» **DATA PROVIDED**
+ + + + + + +

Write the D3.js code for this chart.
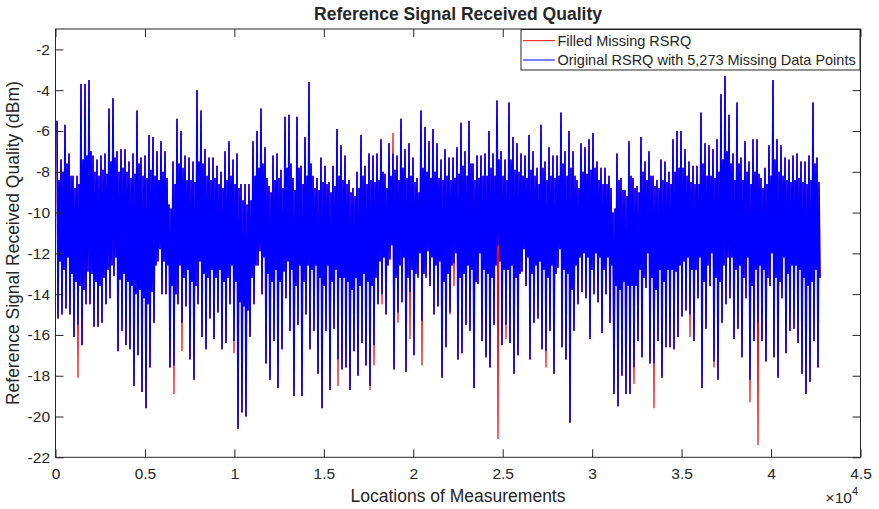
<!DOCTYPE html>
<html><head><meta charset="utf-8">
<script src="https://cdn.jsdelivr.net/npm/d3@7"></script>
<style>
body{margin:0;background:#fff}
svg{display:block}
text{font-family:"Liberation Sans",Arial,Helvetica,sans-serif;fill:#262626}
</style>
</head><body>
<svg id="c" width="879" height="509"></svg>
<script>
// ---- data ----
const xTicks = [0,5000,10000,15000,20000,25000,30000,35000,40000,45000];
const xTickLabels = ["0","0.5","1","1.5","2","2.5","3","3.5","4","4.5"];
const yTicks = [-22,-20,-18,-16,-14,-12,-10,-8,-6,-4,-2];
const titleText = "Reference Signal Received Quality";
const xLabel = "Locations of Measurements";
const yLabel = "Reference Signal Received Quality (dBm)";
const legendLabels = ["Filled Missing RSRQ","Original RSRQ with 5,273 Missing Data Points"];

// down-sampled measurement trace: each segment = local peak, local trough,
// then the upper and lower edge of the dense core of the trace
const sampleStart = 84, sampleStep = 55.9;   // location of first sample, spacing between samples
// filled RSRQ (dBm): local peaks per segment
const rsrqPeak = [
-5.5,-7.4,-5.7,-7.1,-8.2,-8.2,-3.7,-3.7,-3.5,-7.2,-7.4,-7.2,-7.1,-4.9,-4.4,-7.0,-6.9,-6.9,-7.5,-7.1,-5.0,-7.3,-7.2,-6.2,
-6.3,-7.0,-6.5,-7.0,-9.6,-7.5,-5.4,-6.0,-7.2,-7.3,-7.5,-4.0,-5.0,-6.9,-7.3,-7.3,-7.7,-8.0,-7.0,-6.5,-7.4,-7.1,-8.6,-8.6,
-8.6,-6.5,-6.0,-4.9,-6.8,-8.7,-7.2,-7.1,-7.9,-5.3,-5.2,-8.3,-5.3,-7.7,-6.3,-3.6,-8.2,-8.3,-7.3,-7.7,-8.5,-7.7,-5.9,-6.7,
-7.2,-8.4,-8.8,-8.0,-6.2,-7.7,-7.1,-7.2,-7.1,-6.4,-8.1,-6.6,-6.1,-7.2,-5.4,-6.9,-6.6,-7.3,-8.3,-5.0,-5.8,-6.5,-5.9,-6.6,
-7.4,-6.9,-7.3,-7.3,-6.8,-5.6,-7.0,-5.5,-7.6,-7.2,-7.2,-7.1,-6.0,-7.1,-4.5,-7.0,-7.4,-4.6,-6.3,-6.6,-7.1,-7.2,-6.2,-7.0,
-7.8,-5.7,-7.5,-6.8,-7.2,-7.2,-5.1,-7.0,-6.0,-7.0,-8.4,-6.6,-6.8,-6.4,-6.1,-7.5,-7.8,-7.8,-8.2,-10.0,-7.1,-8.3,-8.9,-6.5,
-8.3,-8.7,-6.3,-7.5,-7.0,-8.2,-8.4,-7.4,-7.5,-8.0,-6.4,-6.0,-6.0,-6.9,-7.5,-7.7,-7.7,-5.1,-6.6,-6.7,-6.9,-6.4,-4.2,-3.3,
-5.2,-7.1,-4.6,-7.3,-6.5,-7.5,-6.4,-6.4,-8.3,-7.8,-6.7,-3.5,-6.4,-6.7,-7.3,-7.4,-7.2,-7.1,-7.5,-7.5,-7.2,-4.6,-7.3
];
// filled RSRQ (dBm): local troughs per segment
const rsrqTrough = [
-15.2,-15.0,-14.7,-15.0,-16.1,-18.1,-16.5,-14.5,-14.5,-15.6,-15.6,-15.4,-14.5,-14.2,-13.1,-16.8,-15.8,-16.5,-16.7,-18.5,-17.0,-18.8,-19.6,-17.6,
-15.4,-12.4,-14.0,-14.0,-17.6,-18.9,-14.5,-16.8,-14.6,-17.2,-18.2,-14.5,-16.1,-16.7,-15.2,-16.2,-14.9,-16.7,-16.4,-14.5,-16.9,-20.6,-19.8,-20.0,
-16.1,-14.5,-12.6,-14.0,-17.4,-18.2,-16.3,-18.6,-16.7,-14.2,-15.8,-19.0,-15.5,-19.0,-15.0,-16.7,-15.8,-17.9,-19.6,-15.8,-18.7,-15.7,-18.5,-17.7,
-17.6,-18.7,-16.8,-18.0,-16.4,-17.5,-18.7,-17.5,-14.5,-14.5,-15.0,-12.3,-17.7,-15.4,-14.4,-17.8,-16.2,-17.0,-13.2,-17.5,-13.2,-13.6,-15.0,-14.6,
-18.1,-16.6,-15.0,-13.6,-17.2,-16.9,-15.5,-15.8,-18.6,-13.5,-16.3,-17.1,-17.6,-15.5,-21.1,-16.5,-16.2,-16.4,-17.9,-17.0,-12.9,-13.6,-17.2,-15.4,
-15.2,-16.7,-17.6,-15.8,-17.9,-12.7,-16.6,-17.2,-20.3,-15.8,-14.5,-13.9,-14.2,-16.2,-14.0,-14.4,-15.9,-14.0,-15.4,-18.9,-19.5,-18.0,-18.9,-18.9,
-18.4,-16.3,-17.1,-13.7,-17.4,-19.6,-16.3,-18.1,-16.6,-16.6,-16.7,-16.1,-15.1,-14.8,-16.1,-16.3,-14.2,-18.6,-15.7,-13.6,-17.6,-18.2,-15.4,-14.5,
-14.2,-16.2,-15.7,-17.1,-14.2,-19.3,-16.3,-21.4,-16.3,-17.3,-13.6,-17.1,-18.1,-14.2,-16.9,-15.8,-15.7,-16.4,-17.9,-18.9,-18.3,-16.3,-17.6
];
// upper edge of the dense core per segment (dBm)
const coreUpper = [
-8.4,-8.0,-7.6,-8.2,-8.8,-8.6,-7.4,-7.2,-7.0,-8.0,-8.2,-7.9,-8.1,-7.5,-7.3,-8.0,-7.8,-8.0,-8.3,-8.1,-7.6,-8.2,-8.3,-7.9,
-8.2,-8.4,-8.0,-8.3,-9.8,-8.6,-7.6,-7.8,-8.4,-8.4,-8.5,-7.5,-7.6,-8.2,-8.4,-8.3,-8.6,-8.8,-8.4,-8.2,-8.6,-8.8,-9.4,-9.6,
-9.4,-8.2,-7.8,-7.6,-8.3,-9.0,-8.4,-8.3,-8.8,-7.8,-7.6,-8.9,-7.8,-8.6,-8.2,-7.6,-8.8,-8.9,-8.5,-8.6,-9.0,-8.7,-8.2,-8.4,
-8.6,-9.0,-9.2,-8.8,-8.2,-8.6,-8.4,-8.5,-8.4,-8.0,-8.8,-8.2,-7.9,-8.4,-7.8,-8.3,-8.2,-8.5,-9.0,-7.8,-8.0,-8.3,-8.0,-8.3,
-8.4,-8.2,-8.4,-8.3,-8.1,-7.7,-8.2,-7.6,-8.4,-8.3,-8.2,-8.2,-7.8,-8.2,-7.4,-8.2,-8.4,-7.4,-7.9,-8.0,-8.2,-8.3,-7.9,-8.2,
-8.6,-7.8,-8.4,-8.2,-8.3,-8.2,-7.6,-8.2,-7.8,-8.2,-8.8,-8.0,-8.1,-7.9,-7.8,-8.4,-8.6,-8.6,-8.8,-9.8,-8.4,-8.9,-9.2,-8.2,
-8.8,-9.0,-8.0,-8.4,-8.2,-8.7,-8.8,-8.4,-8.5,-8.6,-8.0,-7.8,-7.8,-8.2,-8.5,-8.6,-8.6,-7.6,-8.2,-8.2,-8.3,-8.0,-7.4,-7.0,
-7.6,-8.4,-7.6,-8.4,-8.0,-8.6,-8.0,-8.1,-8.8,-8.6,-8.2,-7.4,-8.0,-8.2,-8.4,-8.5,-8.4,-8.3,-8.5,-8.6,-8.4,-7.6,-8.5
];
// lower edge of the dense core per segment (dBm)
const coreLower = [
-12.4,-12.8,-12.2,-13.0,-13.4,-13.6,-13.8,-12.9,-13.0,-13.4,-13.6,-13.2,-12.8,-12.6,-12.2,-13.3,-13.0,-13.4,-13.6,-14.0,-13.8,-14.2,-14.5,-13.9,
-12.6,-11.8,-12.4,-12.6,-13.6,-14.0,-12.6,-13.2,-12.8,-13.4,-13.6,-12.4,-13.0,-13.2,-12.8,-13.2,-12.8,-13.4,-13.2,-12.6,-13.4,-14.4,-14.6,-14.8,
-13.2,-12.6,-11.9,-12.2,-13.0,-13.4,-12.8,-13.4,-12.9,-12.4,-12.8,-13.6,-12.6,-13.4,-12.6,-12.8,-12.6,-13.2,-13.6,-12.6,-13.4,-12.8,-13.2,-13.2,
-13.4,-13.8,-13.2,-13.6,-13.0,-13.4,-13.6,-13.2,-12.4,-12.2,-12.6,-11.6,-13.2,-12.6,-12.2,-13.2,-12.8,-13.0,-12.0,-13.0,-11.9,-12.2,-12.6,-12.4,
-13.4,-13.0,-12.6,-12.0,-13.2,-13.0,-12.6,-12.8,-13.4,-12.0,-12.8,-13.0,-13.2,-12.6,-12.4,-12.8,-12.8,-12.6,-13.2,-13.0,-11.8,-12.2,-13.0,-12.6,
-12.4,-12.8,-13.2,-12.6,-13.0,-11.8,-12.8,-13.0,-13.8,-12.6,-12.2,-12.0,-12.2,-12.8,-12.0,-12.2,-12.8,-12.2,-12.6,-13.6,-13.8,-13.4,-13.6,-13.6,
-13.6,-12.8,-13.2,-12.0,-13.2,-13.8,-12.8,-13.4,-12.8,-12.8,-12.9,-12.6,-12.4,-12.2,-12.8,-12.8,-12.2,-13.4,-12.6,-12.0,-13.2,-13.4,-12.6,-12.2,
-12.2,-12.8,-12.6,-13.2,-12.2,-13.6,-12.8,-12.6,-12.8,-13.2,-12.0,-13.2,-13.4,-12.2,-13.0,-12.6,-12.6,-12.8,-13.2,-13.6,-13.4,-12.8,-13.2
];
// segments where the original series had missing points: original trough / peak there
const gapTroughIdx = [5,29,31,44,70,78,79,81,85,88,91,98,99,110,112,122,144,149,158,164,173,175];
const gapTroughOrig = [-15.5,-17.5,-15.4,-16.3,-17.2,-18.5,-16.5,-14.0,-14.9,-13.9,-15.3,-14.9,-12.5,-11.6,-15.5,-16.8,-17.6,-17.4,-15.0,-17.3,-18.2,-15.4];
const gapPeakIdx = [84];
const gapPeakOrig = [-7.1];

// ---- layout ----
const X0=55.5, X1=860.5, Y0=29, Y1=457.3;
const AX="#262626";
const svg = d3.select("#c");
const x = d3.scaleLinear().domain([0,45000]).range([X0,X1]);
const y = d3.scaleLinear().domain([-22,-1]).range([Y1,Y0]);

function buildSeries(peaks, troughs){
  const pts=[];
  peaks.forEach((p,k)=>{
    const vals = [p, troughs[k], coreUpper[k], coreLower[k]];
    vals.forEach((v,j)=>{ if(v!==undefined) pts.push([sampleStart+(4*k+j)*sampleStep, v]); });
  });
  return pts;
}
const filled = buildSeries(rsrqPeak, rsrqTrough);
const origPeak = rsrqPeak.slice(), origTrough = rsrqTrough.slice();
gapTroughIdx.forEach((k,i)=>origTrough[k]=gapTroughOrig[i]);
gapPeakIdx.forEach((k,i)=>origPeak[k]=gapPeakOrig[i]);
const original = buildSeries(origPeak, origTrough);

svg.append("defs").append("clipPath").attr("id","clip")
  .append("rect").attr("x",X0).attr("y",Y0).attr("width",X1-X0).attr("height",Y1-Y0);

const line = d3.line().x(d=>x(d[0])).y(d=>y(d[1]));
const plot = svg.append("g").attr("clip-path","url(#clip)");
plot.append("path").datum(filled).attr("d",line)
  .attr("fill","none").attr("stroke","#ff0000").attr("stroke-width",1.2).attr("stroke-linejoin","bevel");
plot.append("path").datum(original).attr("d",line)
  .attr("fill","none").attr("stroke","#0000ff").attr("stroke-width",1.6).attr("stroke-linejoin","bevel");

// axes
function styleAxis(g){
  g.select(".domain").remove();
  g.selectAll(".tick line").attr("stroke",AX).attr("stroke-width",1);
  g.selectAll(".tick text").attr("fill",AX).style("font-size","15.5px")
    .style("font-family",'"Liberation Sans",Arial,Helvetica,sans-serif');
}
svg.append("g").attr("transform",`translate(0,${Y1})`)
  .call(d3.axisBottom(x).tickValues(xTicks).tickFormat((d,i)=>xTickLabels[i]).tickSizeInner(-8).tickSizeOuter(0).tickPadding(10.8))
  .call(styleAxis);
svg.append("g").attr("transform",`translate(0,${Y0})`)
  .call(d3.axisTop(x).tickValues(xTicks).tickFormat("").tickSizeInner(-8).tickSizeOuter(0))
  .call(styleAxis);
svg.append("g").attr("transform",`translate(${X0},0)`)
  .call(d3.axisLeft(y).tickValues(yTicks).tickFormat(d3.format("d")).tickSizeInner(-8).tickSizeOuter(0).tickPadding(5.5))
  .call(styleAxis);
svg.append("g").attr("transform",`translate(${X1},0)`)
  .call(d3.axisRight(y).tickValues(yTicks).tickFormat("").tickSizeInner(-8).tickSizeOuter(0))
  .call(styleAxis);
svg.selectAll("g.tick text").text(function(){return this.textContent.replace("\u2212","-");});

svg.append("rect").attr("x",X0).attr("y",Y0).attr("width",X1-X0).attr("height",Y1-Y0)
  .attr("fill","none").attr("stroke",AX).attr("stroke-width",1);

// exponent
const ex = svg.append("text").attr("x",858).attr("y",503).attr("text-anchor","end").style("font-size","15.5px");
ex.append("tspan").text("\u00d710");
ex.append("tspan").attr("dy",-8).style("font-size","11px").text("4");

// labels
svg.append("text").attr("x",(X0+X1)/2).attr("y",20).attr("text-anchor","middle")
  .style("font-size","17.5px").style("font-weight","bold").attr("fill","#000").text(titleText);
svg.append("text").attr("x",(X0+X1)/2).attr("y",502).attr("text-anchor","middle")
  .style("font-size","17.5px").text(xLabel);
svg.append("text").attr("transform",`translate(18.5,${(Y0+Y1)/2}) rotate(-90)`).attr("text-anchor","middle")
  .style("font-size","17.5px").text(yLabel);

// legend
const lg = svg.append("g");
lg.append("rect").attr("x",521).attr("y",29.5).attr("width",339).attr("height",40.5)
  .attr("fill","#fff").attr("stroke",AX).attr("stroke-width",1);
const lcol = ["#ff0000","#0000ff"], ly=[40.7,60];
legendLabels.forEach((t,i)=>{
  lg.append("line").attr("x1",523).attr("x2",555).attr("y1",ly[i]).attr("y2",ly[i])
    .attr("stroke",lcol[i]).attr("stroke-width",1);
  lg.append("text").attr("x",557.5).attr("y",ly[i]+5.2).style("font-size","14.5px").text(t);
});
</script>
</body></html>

+ + + + + + +

» **STATED PROBLEM**
Repeat exactly and only the lines from the start of the data above through the line that holds "RSRQ with 5,273", inclusive. Pictures do not belong in the copy.

» **RESPONSE FOR THIS EXERCISE**
Write the D3.js code for this chart.
<!DOCTYPE html>
<html><head><meta charset="utf-8">
<script src="https://cdn.jsdelivr.net/npm/d3@7"></script>
<style>
body{margin:0;background:#fff}
svg{display:block}
text{font-family:"Liberation Sans",Arial,Helvetica,sans-serif;fill:#262626}
</style>
</head><body>
<svg id="c" width="879" height="509"></svg>
<script>
// ---- data ----
const xTicks = [0,5000,10000,15000,20000,25000,30000,35000,40000,45000];
const xTickLabels = ["0","0.5","1","1.5","2","2.5","3","3.5","4","4.5"];
const yTicks = [-22,-20,-18,-16,-14,-12,-10,-8,-6,-4,-2];
const titleText = "Reference Signal Received Quality";
const xLabel = "Locations of Measurements";
const yLabel = "Reference Signal Received Quality (dBm)";
const legendLabels = ["Filled Missing RSRQ","Original RSRQ with 5,273 Missing Data Points"];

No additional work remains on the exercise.